--- start ---

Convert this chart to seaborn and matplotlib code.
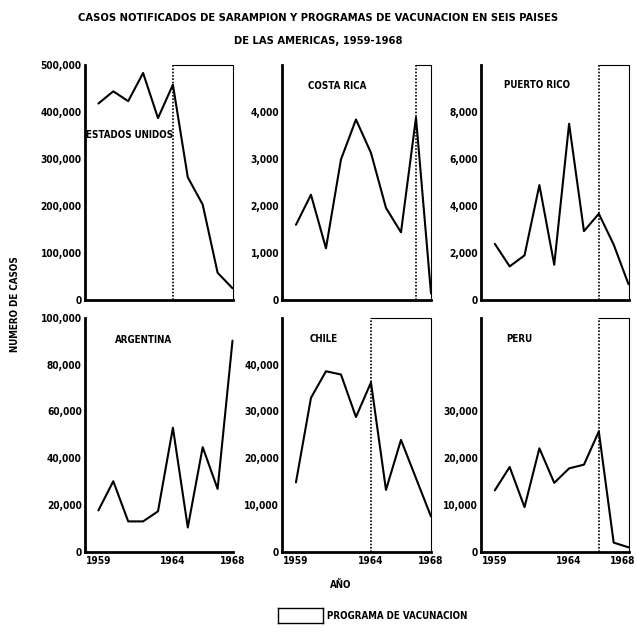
import pandas as pd
import seaborn as sns
import matplotlib.pyplot as plt
import matplotlib.transforms as mtransforms
from matplotlib.ticker import FuncFormatter, FixedLocator

years = list(range(1959, 1969))

countries = ["ESTADOS UNIDOS", "COSTA RICA", "PUERTO RICO", "ARGENTINA", "CHILE", "PERU"]
usa = [418000, 444000, 423000, 483000, 387000, 458000, 261000, 203000, 58000, 25000]
costa_rica = [1600, 2240, 1100, 2990, 3840, 3130, 1960, 1440, 3880, 140]
puerto_rico = [2390, 1430, 1900, 4890, 1500, 7500, 2930, 3670, 2360, 670]
argentina = [17600, 30100, 12900, 12900, 17200, 53000, 10300, 44700, 26800, 90300]
chile = [14800, 32900, 38600, 37900, 28800, 36200, 13200, 23900, 15700, 7500]
peru = [13100, 18100, 9500, 22100, 14700, 17800, 18600, 25700, 1900, 900]
series = [usa, costa_rica, puerto_rico, argentina, chile, peru]

# year the vaccination programme started (None = no programme)
vacc_start = [1964, 1967, 1966, None, 1964, 1966]
y_top = [500000, 5000, 10000, 100000, 50000, 50000]
y_step = [100000, 1000, 2000, 20000, 10000, 10000]
y_label_max = [500000, 4000, 8000, 100000, 40000, 30000]

sns.set_style("white")
plt.rcParams["font.family"] = ["DejaVu Sans"]
plt.rcParams["font.stretch"] = "condensed"
plt.rcParams["font.weight"] = "bold"
plt.rcParams["text.color"] = "black"

fig = plt.figure(figsize=(6.37, 6.34), dpi=100)

lefts = [0.1327, 0.4427, 0.7551]
widths = [0.2323, 0.2339, 0.2316]
bottoms = [0.5268, 0.1301]
heights = [0.3707, 0.3683]
label_pos = [(0.01, 0.70, "left"), (0.37, 0.91, "center"), (0.38, 0.915, "center"),
             (0.40, 0.906, "center"), (0.28, 0.91, "center"), (0.26, 0.91, "center")]

for i, name in enumerate(countries):
    r, c = divmod(i, 3)
    ax = fig.add_axes([lefts[c], bottoms[r], widths[c], heights[r]])
    df = pd.DataFrame({"year": years, "cases": series[i]})
    sns.lineplot(data=df, x="year", y="cases", ax=ax, color="black", linewidth=1.5)
    for p in ax.lines:
        p.set_clip_on(False)
    ax.set_xlim(1958.07, 1968)
    ax.set_ylim(0, y_top[i])

    # vaccination programme box
    if vacc_start[i] is not None:
        ax.axvline(vacc_start[i], color="black", linestyle=(0, (1, 1)), linewidth=1.2)
        ax.plot([vacc_start[i], 1968, 1968], [y_top[i], y_top[i], 0],
                color="black", linewidth=0.8, clip_on=False)

    for s in ["top", "right"]:
        ax.spines[s].set_visible(False)
    for s in ["left", "bottom"]:
        ax.spines[s].set_linewidth(2)
        ax.spines[s].set_color("black")

    ax.set_xticks(years)
    if r == 1:
        ax.set_xticklabels(["1959" if y == 1959 else "1964" if y == 1964 else "1968" if y == 1968 else ""
                            for y in years])
    else:
        ax.set_xticklabels([])
    yt = list(range(0, y_top[i] + 1, y_step[i]))
    ax.yaxis.set_major_locator(FixedLocator(yt))
    lim = y_label_max[i]
    ax.yaxis.set_major_formatter(FuncFormatter(
        lambda v, pos, lim=lim: (f"{int(v):,}" if v <= lim else "")))
    ax.tick_params(axis="both", direction="in", length=3, width=1, labelsize=7.3,
                   colors="black", pad=2)
    ax.tick_params(axis="x", pad=3)
    for t in ax.get_xticklabels() + ax.get_yticklabels():
        t.set_fontweight("bold")
    if r == 1 and c == 2:
        # last year label sits against the right edge of the page
        last = ax.get_xticklabels()[-1]
        last.set_horizontalalignment("right")
        last.set_transform(last.get_transform() +
                           mtransforms.ScaledTranslation(7 / 100, 0, fig.dpi_scale_trans))
    ax.set_xlabel("")
    ax.set_ylabel("")
    lx, ly, ha = label_pos[i]
    ax.text(lx, ly, name, transform=ax.transAxes, ha=ha, va="center",
            fontsize=7, fontweight="bold")

fig.text(0.5, 0.972, "CASOS NOTIFICADOS DE SARAMPION Y PROGRAMAS DE VACUNACION EN SEIS PAISES",
         ha="center", va="center", fontsize=8, fontweight="bold")
fig.text(0.5, 0.936, "DE LAS AMERICAS, 1959-1968", ha="center", va="center",
         fontsize=8, fontweight="bold")
fig.text(0.024, 0.52, "NUMERO DE CASOS", rotation=90, ha="center", va="center",
         fontsize=7, fontweight="bold")
fig.text(0.535, 0.077, "AÑO", ha="center", va="center", fontsize=7, fontweight="bold")

# legend box
lax = fig.add_axes([0.437, 0.017, 0.07, 0.024])
lax.set_xticks([])
lax.set_yticks([])
for s in lax.spines.values():
    s.set_linewidth(1)
    s.set_color("black")
fig.text(0.514, 0.029, "PROGRAMA DE VACUNACION", ha="left", va="center",
         fontsize=7, fontweight="bold")

fig.savefig("out.png", dpi=100)
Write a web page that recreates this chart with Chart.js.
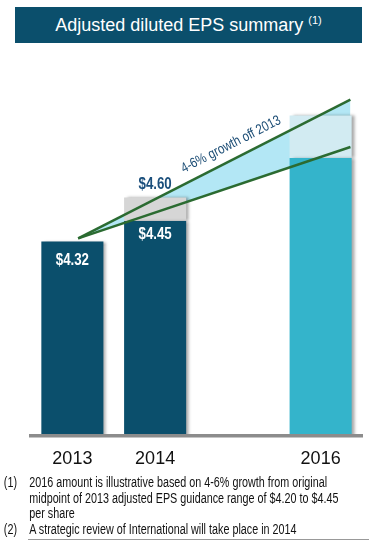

--- end ---

What is expected
Begin at the first line of the data above and repeat each line exactly, stopping after the line containing "years = list(range(1959, 1969))". Omit the pictures.

Answer for the task
Convert this chart to seaborn and matplotlib code.
import pandas as pd
import seaborn as sns
import matplotlib.pyplot as plt
import matplotlib.transforms as mtransforms
from matplotlib.ticker import FuncFormatter, FixedLocator

years = list(range(1959, 1969))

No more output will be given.